## BEGIN
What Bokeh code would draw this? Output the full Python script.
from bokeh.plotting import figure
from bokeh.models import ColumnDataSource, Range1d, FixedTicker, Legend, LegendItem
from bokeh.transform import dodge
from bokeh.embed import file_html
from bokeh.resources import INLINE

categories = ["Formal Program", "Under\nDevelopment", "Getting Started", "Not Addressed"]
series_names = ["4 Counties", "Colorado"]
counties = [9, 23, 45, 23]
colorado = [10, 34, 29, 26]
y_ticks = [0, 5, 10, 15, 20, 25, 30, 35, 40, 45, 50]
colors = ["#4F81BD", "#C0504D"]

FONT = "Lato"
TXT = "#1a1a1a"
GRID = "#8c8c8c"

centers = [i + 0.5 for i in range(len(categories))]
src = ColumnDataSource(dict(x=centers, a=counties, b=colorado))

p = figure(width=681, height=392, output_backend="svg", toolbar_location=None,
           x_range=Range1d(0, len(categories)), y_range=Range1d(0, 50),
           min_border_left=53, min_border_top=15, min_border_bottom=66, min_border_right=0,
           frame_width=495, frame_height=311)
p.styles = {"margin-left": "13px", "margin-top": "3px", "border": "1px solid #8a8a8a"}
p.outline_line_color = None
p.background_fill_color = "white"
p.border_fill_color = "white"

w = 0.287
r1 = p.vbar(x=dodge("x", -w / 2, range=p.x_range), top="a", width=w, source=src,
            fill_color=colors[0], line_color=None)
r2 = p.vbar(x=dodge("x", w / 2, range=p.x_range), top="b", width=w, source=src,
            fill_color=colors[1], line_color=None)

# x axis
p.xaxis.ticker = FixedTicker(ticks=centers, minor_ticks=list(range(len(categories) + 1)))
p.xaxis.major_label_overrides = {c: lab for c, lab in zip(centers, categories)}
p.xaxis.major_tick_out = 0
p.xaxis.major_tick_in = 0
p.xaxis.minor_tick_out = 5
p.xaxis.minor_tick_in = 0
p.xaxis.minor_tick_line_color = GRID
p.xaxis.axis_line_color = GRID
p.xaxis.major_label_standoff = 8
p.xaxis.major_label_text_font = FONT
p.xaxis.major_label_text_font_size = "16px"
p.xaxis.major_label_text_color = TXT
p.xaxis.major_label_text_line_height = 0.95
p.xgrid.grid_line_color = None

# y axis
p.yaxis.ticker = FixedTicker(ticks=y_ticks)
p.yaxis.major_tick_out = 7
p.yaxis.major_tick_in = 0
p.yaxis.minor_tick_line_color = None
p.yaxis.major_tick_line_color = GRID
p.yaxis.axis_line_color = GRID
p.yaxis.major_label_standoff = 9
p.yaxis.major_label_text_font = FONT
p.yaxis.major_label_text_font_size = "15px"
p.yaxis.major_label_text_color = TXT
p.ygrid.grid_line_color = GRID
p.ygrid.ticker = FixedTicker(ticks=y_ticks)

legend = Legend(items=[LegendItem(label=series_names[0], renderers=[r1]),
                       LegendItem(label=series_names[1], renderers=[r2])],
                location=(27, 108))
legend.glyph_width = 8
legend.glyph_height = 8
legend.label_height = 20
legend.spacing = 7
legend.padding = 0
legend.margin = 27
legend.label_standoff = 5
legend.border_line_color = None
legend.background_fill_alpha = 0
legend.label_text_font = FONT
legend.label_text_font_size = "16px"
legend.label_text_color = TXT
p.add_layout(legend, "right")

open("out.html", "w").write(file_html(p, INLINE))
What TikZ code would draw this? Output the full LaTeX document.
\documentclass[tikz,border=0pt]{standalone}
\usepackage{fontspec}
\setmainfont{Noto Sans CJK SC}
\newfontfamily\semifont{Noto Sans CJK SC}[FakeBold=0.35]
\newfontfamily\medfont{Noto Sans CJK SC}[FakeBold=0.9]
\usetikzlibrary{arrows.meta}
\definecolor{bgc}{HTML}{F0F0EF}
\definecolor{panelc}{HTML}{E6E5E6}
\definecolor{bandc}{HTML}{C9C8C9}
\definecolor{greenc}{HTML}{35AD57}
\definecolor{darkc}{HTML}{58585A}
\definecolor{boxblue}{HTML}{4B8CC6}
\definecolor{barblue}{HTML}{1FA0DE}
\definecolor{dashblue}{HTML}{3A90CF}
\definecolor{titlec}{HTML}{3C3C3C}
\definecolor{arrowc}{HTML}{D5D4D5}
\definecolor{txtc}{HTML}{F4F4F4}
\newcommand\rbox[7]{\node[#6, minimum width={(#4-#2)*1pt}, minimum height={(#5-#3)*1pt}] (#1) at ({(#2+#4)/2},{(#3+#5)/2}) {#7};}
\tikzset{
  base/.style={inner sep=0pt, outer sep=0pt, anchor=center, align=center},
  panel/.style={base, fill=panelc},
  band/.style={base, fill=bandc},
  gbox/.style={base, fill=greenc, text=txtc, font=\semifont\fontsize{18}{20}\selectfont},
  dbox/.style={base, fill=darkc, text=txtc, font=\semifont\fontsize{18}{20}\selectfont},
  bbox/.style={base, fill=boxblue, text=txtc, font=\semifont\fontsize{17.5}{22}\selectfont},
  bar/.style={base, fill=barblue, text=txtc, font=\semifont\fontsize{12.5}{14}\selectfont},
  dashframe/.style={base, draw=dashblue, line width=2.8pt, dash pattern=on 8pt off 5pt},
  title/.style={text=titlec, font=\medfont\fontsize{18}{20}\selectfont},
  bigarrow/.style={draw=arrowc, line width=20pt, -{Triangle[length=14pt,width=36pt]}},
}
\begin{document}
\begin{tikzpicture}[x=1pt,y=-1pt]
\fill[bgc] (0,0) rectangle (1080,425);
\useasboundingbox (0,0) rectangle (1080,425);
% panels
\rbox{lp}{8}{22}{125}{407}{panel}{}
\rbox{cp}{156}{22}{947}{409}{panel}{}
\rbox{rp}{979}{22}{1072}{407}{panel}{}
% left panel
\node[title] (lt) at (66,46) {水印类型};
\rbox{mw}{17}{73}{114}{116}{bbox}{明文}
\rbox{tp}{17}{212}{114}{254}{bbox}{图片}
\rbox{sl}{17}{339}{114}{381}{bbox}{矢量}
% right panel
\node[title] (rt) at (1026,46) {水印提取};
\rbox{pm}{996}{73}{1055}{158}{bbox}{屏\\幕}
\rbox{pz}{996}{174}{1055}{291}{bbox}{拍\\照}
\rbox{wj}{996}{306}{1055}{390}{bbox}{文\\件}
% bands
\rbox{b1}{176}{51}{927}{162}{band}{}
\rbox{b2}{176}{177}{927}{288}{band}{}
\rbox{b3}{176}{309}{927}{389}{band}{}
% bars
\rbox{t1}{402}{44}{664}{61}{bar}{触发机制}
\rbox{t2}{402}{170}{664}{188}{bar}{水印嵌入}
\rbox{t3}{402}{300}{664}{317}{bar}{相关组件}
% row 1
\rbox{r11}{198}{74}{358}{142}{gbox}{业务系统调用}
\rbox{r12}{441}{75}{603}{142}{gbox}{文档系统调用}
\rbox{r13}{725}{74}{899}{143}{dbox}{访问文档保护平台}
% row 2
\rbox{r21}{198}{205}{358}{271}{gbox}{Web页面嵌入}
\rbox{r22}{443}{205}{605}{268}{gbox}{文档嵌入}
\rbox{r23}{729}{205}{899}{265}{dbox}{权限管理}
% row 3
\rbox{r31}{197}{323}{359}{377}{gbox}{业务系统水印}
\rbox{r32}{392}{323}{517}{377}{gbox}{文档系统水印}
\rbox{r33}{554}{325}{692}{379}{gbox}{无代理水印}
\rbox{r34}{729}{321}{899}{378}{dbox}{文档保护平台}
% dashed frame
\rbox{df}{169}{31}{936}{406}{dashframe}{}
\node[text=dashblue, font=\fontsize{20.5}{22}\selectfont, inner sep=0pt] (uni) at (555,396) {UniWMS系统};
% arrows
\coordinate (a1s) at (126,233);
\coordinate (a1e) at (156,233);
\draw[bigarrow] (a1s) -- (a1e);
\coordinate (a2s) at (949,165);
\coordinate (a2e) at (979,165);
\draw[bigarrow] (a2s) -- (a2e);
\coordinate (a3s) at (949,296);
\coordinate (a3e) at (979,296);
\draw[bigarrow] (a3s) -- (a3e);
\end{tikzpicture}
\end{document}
## END
## BEGIN
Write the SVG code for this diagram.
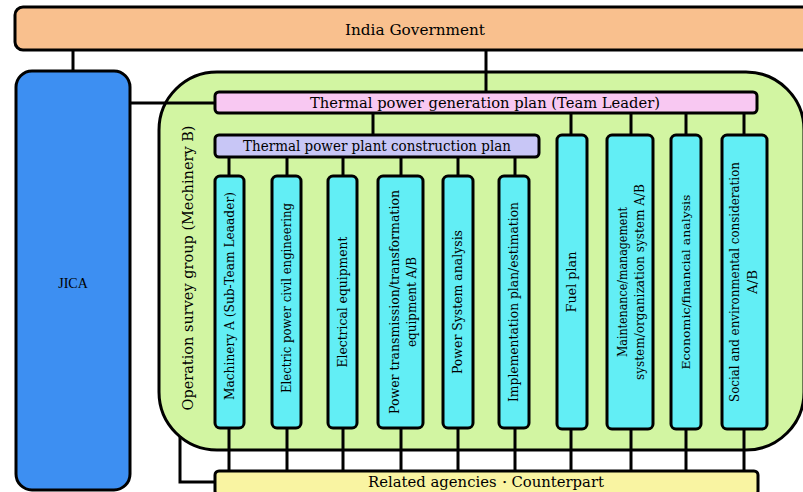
## END
## BEGIN
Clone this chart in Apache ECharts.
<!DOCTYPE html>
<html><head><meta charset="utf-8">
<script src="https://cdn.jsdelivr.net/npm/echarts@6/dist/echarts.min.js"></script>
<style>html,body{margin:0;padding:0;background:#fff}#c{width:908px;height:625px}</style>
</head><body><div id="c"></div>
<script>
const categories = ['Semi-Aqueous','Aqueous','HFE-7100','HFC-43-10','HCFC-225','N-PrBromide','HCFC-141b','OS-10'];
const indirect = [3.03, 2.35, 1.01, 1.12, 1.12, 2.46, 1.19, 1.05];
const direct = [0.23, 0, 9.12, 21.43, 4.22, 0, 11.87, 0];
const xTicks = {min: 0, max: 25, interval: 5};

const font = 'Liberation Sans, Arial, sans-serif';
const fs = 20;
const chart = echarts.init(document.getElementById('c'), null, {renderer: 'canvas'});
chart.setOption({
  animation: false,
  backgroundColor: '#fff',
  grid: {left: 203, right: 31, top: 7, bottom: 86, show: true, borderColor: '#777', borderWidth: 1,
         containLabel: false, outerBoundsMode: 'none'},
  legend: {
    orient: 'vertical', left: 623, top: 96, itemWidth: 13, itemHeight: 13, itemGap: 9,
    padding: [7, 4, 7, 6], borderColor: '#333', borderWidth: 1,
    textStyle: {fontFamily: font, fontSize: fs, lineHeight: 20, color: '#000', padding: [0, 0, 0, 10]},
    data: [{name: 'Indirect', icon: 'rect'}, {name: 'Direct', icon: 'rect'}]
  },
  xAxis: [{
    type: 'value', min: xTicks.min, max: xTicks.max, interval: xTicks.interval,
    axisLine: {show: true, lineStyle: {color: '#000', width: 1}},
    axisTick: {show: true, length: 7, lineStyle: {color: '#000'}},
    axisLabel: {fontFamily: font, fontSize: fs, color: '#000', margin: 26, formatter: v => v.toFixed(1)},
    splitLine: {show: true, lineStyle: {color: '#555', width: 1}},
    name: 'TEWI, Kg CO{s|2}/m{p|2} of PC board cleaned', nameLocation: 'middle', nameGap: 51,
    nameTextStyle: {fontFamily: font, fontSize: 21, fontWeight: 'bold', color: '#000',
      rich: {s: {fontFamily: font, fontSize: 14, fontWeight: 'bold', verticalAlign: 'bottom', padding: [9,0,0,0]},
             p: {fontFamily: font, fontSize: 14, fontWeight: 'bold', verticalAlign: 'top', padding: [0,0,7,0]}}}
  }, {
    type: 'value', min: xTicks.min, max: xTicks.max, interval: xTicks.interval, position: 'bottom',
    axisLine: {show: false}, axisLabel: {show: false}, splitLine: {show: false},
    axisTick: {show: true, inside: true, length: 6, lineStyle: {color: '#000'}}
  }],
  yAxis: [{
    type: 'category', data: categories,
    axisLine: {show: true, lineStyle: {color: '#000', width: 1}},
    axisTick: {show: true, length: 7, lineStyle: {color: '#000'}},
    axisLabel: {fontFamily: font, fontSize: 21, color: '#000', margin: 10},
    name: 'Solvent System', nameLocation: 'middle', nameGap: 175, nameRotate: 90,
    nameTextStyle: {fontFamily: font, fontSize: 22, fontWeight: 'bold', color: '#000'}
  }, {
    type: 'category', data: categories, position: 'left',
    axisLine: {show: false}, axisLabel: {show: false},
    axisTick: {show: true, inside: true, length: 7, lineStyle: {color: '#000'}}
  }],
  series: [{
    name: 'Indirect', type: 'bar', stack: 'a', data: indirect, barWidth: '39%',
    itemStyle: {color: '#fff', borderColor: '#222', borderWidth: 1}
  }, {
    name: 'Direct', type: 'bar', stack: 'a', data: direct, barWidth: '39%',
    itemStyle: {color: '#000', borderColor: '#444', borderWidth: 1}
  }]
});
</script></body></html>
## END
#### [Objective]
Copy out exactly the lines running from the one with "What Bokeh code" to the one with "fill_color=colors[1], line_color=None)", including both ends, and nothing more.

#### [Task answer]
What Bokeh code would draw this? Output the full Python script.
from bokeh.plotting import figure
from bokeh.models import ColumnDataSource, Range1d, FixedTicker, Legend, LegendItem
from bokeh.transform import dodge
from bokeh.embed import file_html
from bokeh.resources import INLINE

categories = ["Formal Program", "Under\nDevelopment", "Getting Started", "Not Addressed"]
series_names = ["4 Counties", "Colorado"]
counties = [9, 23, 45, 23]
colorado = [10, 34, 29, 26]
y_ticks = [0, 5, 10, 15, 20, 25, 30, 35, 40, 45, 50]
colors = ["#4F81BD", "#C0504D"]

FONT = "Lato"
TXT = "#1a1a1a"
GRID = "#8c8c8c"

centers = [i + 0.5 for i in range(len(categories))]
src = ColumnDataSource(dict(x=centers, a=counties, b=colorado))

p = figure(width=681, height=392, output_backend="svg", toolbar_location=None,
           x_range=Range1d(0, len(categories)), y_range=Range1d(0, 50),
           min_border_left=53, min_border_top=15, min_border_bottom=66, min_border_right=0,
           frame_width=495, frame_height=311)
p.styles = {"margin-left": "13px", "margin-top": "3px", "border": "1px solid #8a8a8a"}
p.outline_line_color = None
p.background_fill_color = "white"
p.border_fill_color = "white"

w = 0.287
r1 = p.vbar(x=dodge("x", -w / 2, range=p.x_range), top="a", width=w, source=src,
            fill_color=colors[0], line_color=None)
r2 = p.vbar(x=dodge("x", w / 2, range=p.x_range), top="b", width=w, source=src,
            fill_color=colors[1], line_color=None)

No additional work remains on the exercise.